Le 14 mai, lors d'un nouveau rendez-vous, le médecin lui avait prescrit des anti-inflammatoires et établi un certificat d'arrêt de travail, notant qu'il s'était «bloqué le dos» la veille «en prenant sa douche», toujours selon le JDD. La généraliste signataire du certificat falsifié a confessé : «Je n'aurais pas dû rédiger ça à la va-vite, c'était un lundi et une grosse journée pour moi. Je n'ai pas pris conscience de l'ampleur médiatique autour de mon patient. Je reconnais mon erreur.» Dans le procès-verbal, la médecin, qui avait fait état dans le certificat des «traces de coups», avoue : «C'était vraiment très léger. C'était des égratignures.» Avant d'ajouter qu'elle a indiqué avoir constaté des «traces de coups» car «c'est lui qui a dû me le dire. Pour moi c'était des égratignures.»

Dans ce dossier, Georgios D., 29 ans, et sa compagne de 30 ans, Chloé P., ont été auditionnés le 19 septembre par les juges d'instruction. Devant les magistrats, ils ont reconnu des jets de projectiles - une carafe d'eau et un cendrier - vers les CRS, à l'origine de leur interpellation musclée.
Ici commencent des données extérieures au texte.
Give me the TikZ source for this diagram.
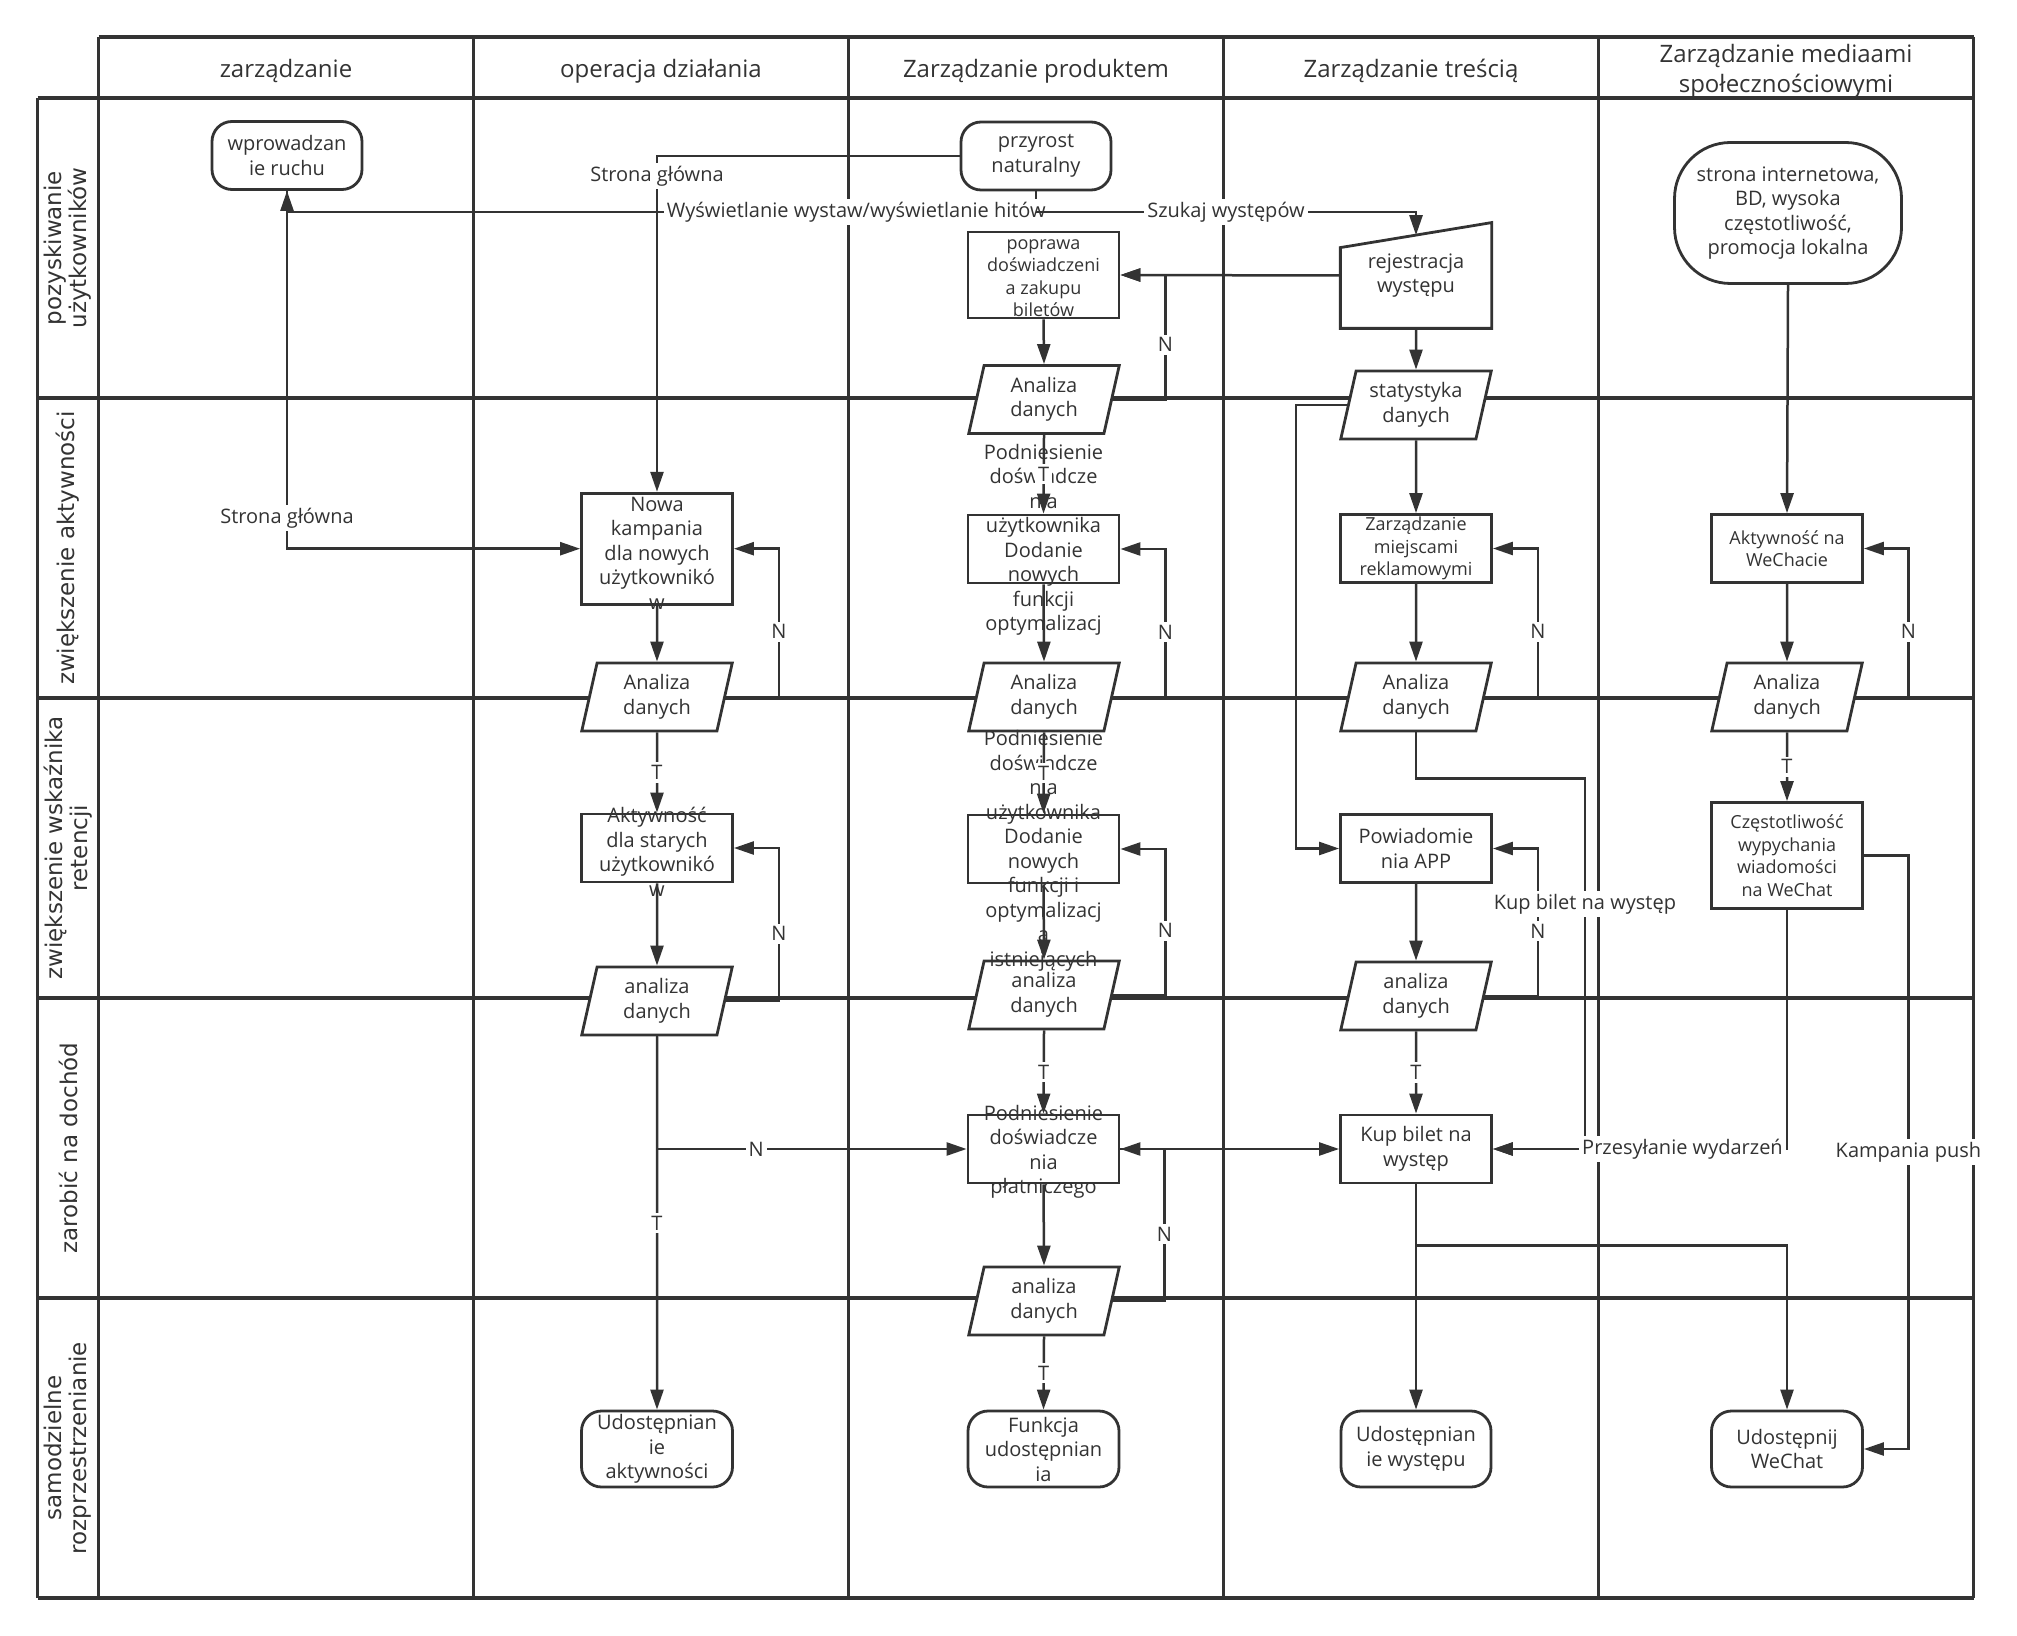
\documentclass[tikz,border=0pt]{standalone}
\usepackage{fontspec}
\setmainfont{Open Sans}
\newfontfamily\lanefont{DejaVu Sans}
\usetikzlibrary{arrows.meta,shapes.geometric,calc}
\definecolor{ln}{HTML}{333333}

\begin{document}
\begin{tikzpicture}[x=0.5pt,y=-0.5pt,font=\fontsize{10}{12.25}\selectfont,text=ln,
   grid/.style={draw=ln,line width=1.3pt},
   gridh/.style={draw=ln,line width=1.8pt},
   shp/.style={draw=ln,line width=1.4pt,fill=white,inner sep=0pt,align=center},
   box/.style={shp,rectangle,minimum width=75.5pt,minimum height=34pt},
   term/.style={shp,rounded corners=10pt,minimum width=75.5pt,minimum height=34pt},
   para/.style={shp,trapezium,trapezium left angle=71,trapezium right angle=109,
      trapezium stretches body,minimum width=75.25pt,minimum height=34pt},
   txt/.style={align=center,inner sep=0pt},
   small/.style={font=\fontsize{9}{11.25}\selectfont},
   arr/.style={draw=ln,line width=1.25pt,-{Triangle[length=10pt,width=6.5pt]}},
   lbl/.style={fill=white,inner sep=1.5pt},
   hdr/.style={font=\fontsize{12}{14.8}\selectfont,align=center},
   lane/.style={font=\lanefont\fontsize{11.5}{12.5}\selectfont,align=center,rotate=90}]
\useasboundingbox (0,0) rectangle (2017,1636);
% swimlane grid
\foreach \i in {0,...,5}{
   \draw[grid] (98.5+375*\i,37) -- (98.5+375*\i,1598);
   \draw[gridh] (37.5,98+300*\i) -- (1974,98+300*\i);}
\draw[gridh] (98.5,37) -- (1974,37);
\draw[grid] (37.5,98) -- (37.5,1598);
% column headers and lane titles
\foreach \t [count=\i from 0] in {zarządzanie,operacja działania,Zarządzanie produktem,
   Zarządzanie treścią,{Zarządzanie mediaami\\społecznościowymi}}
   \node[hdr] (h\i) at (286+375*\i,71) {\t};
\foreach \t [count=\i from 0] in {{pozyskiwanie\\użytkowników},zwiększenie aktywności,
   {zwiększenie wskaźnika\\retencji},zarobić na dochód,{samodzielne\\rozprzestrzenianie}}
   \node[lane] (l\i) at (68,248+300*\i) {\t};

% zarządzanie + operacja działania
\node[term,minimum width=75pt] (wpr) at (287,155.5) {wprowadzan\\ie ruchu};
\node[box,minimum height=55.5pt] (nowa) at (657,548.7) {};
\node[para] (an2) at (657,697) {Analiza\\danych};
\node[box] (akst) at (657,848) {};
\node[para] (an6) at (657,1001) {analiza\\danych};
\node[term,minimum height=38pt] (udak) at (657,1449) {Udostępnian\\ie\\aktywności};
\node[txt] (nowat) at (657,553) {Nowa\\kampania\\dla nowych\\użytkownikó\\w};
\node[txt] (akstt) at (657,852) {Aktywność\\dla starych\\użytkownikó\\w};

% Zarządzanie produktem
\node[term,minimum width=75pt] (przy) at (1036,156) {przyrost\\naturalny};
\node[box,minimum height=43pt] (popr) at (1043.5,275) {};
\node[para] (an1) at (1044,399.5) {Analiza\\danych};
\node[box] (pod1) at (1043.5,549) {};
\node[para] (an3) at (1044,697) {Analiza\\danych};
\node[box] (pod2) at (1043.5,849) {};
\node[para] (an7) at (1044,995) {analiza\\danych};
\node[box] (pod3) at (1043.5,1149) {};
\node[para] (an9) at (1044,1301) {analiza\\danych};
\node[term,minimum height=38pt] (fun) at (1043.5,1449) {Funkcja\\udostępnian\\ia};
\node[txt,small] (poprt) at (1043.5,278) {poprawa\\doświadczeni\\a zakupu\\biletów};
\node[txt] (pod1t) at (1043.5,540) {Podniesienie\\doświadcze\\nia\\użytkownika\\Dodanie\\nowych\\funkcji\\optymalizacj};
\node[txt] (pod2t) at (1043.5,851) {Podniesienie\\doświadcze\\nia\\użytkownika\\Dodanie\\nowych\\funkcji i\\optymalizacj\\a\\istniejących};
\node[txt] (pod3t) at (1043.5,1152) {Podniesienie\\doświadcze\\nia\\płatniczego};

% Zarządzanie treścią
\node[txt,minimum width=75.25pt,minimum height=52.5pt] (rej) at (1416,275.5) {rejestracja\\występu};
\draw[draw=ln,line width=1.4pt] (rej.south west) -- (rej.south east) -- (rej.north east)
   -- ($(rej.north west)+(0,25)$) -- cycle;
\coordinate (rejtop) at ($(rej.north)+(0,12.6)$);
\node[para] (stat) at (1416,405) {statystyka\\danych};
\node[box,small] (zmr) at (1416,548.5) {Zarządzanie\\miejscami\\reklamowymi};
\node[para] (an4) at (1416,697) {Analiza\\danych};
\node[box] (pow) at (1416,848.5) {Powiadomie\\nia APP};
\node[para] (an8) at (1416,996) {analiza\\danych};
\node[box] (kup) at (1416,1149) {Kup bilet na\\występ};
\node[term,minimum width=75pt,minimum height=38pt] (udw) at (1416,1449) {Udostępnian\\ie występu};

% Zarządzanie mediami społecznościowymi
\node[term,rounded corners=28pt,minimum width=113.5pt,minimum height=70.5pt] (www) at (1788,213)
   {strona internetowa,\\BD, wysoka\\częstotliwość,\\promocja lokalna};
\node[box,small] (wech) at (1787,548.5) {Aktywność na\\WeChacie};
\node[para] (an5) at (1787,697) {Analiza\\danych};
\node[box,small,minimum height=53pt] (czest) at (1787,855.5) {Częstotliwość\\wypychania\\wiadomości\\na WeChat};
\node[term,minimum height=38pt] (udwe) at (1787,1449) {Udostępnij\\WeChat};

% connectors
\coordinate (bus) at (1036,212);
\draw[arr] (przy.west) -| node[lbl,pos=0.53]{Strona główna} (nowa.north);
\draw[arr] (przy.south) -- (bus) -| node[lbl,pos=0.12]{Wyświetlanie wystaw/wyświetlanie hitów} (wpr.south);
\draw[arr] (bus) -| node[lbl,pos=0.25]{Szukaj występów} (rejtop);
\draw[arr] (wpr.south) |- node[lbl,pos=0.457]{Strona główna} (nowa.west);
\draw[arr] (rej.west) -- (popr.east);
\draw[arr] (popr.south) -- (an1.north);
\draw[arr] (an1.east) -| node[lbl,pos=0.72]{N} ($(popr.east)+(45,0)$) -- (popr.east);
\draw[arr] (an1.south) -- node[lbl]{T} (pod1.north);
\draw[arr] (pod1.south) -- (an3.north);
\draw[arr] (an3.east) -| node[lbl,pos=0.72]{N} ($(pod1.east)+(45,0)$) -- (pod1.east);
\draw[arr] (an3.south) -- node[lbl]{T} (pod2.north);
\draw[arr] (pod2.south) -- (an7.north);
\draw[arr] (an7.east) -| node[lbl,pos=0.72]{N} ($(pod2.east)+(45,0)$) -- (pod2.east);
\draw[arr] (an7.south) -- node[lbl]{T} (pod3.north);
\draw[arr] (pod3.south) -- (an9.north);
\draw[arr] (an9.east) -| node[lbl,pos=0.72]{N} ($(pod3.east)+(44,0)$) -- (pod3.east);
\draw[arr] (pod3.east) -- (kup.west);
\draw[arr] (an9.south) -- node[lbl]{T} (fun.north);
% operacja działania
\draw[arr] (nowa.south) -- (an2.north);
\draw[arr] (an2.east) -| node[lbl,pos=0.72]{N} ($(nowa.east)+(45,0)$) -- (nowa.east);
\draw[arr] (an2.south) -- node[lbl]{T} (akst.north);
\draw[arr] (akst.south) -- (an6.north);
\draw[arr] (an6.east) -| node[lbl,pos=0.72]{N} ($(akst.east)+(45,0)$) -- (akst.east);
\draw[arr] (an6.south) |- node[lbl,pos=0.66]{N} (pod3.west);
\draw[arr] (an6.south) -- node[lbl,pos=0.5]{T} (udak.north);
% treść
\draw[arr] (rej.south) -- (stat.north);
\draw[arr] (stat.south) -- (zmr.north);
\draw[arr] (stat.west) -| ($(pow.west)+(-43,0)$) -- (pow.west);
\draw[arr] (zmr.south) -- (an4.north);
\draw[arr] (an4.east) -| node[lbl,pos=0.72]{N} ($(zmr.east)+(45,0)$) -- (zmr.east);
\draw[arr] (pow.south) -- (an8.north);
\draw[arr] (an8.east) -| node[lbl,pos=0.72]{N} ($(pow.east)+(45,0)$) -- (pow.east);
\draw[arr] (an8.south) -- node[lbl]{T} (kup.north);
\draw[arr] (an4.south) -- ++(0,46) -| node[lbl,pos=0.67]{Kup bilet na występ} ($(kup.east)+(92,0)$) -- (kup.east);
\draw[arr] (kup.south) -- (udw.north);
\draw[arr] (kup.south) -- ++(0,61) -| (udwe.north);
% media
\draw[arr] (www.south) -- (wech.north);
\draw[arr] (wech.south) -- (an5.north);
\draw[arr] (an5.east) -| node[lbl,pos=0.72]{N} ($(wech.east)+(44.5,0)$) -- (wech.east);
\draw[arr] (an5.south) -- node[lbl]{T} (czest.north);
\draw[arr] (czest.south) |- node[lbl,pos=0.5,anchor=east]{Przesyłanie wydarzeń} (kup.east);
\draw[arr] (czest.east) -| node[lbl,pos=0.75]{Kampania push} ($(udwe.east)+(44.5,0)$) -- (udwe.east);
\end{tikzpicture}
\end{document}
Placés en garde à vue pour ces faits le 2 octobre, ils sont convoqués au tribunal correctionnel pour y être jugés l'an prochain pour «violences sur personnes dépositaires de l'autorité publique». Outre les violences en réunion, Alexandre Benalla reste aussi mis en examen pour «immixtion dans l'exercice d'une fonction publique», «port public et sans droit d'insignes réglementés», «recel de détournement d'images issues d'un système de vidéoprotection» et «recel de violation du secret professionnel».